James Edward Bartlett was born around 1841 in Georgia to William and Elizabeth Bartlett. His father was a farmer who owned $1,990 of real estate and $9,370 of personal property by 1860. The family moved to Robertson County, Texas, in the 1840s and then to Bexar County, Texas, in the 1850s. By the early 1860s, he was working as a stock raiser in Texas.
He enlisted in the Confederate army on September 12, 1861, and he mustered in as a private in Company C of the 8th Texas Cavalry. According to his service records, he was 5 feet, 9 ½ inches tall, with light hair and blue eyes. The regiment took part in the Battle of Shiloh, the Battle of Perryville, the Battle of Chickamauga, and the Atlanta campaign. He expressed devotion to the Confederate cause. In March 1862, after a series of Confederate defeats, he declared that “we have had a fore taste of what our fore Fathers had in achieving our independence.”
He was wounded in August 1862 and spent several months recovering. Union forces captured him near Jonesboro, Georgia, on August 28, 1864, and imprisoned him in Louisville, Kentucky. He was transferred to Camp Douglas in Illinois on December 15, 1864.
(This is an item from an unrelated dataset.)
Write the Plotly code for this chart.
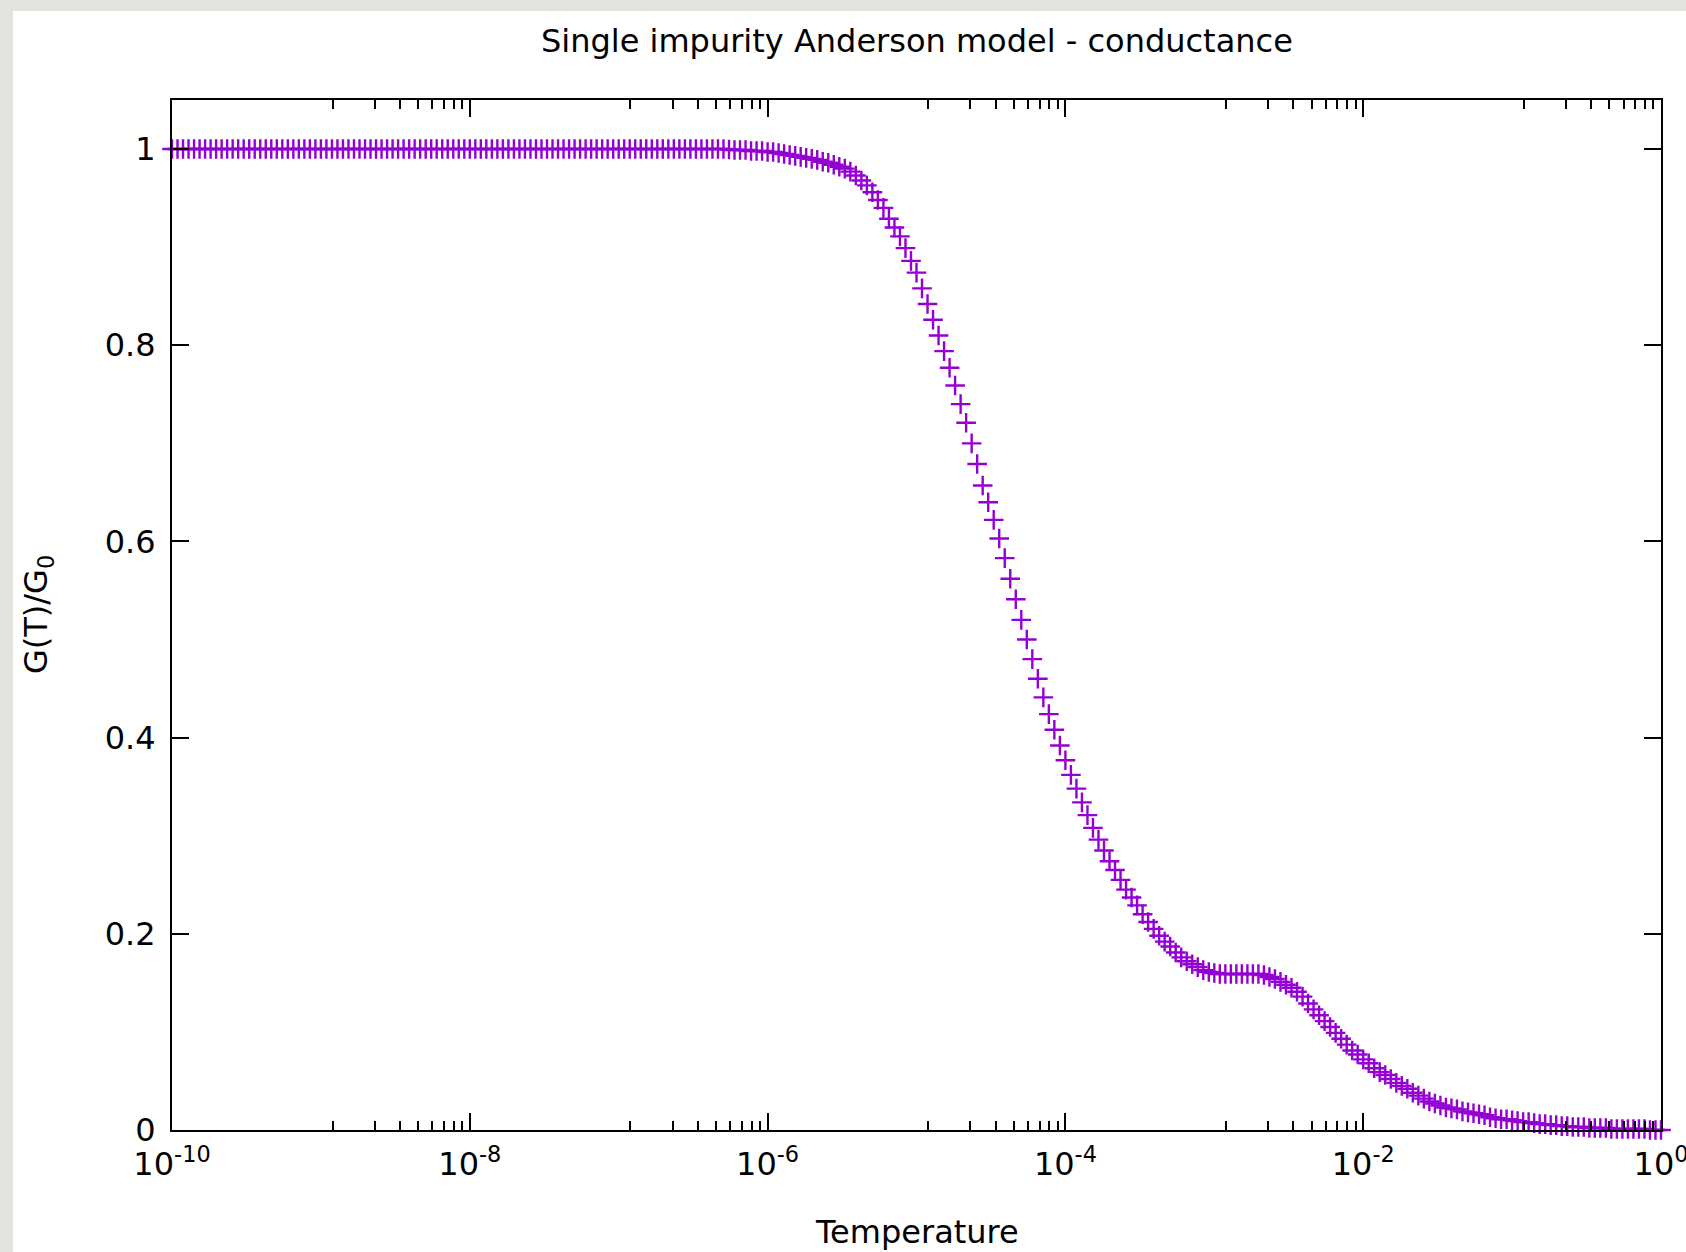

In March 1865, he agreed to join the Union army. He mustered in as a private in Company D of the 6th United States Infantry on March 24, 1865. He fell ill in May 1865 and spent several weeks recovering. He deserted on November 28, 1865, taking his Springfield musket, knapsack, and haversack with him.
He settled in California after the war, and he married Linnie Hampton on May 8, 1871. They eventually moved to Oregon, and he died there on May 3, 1882.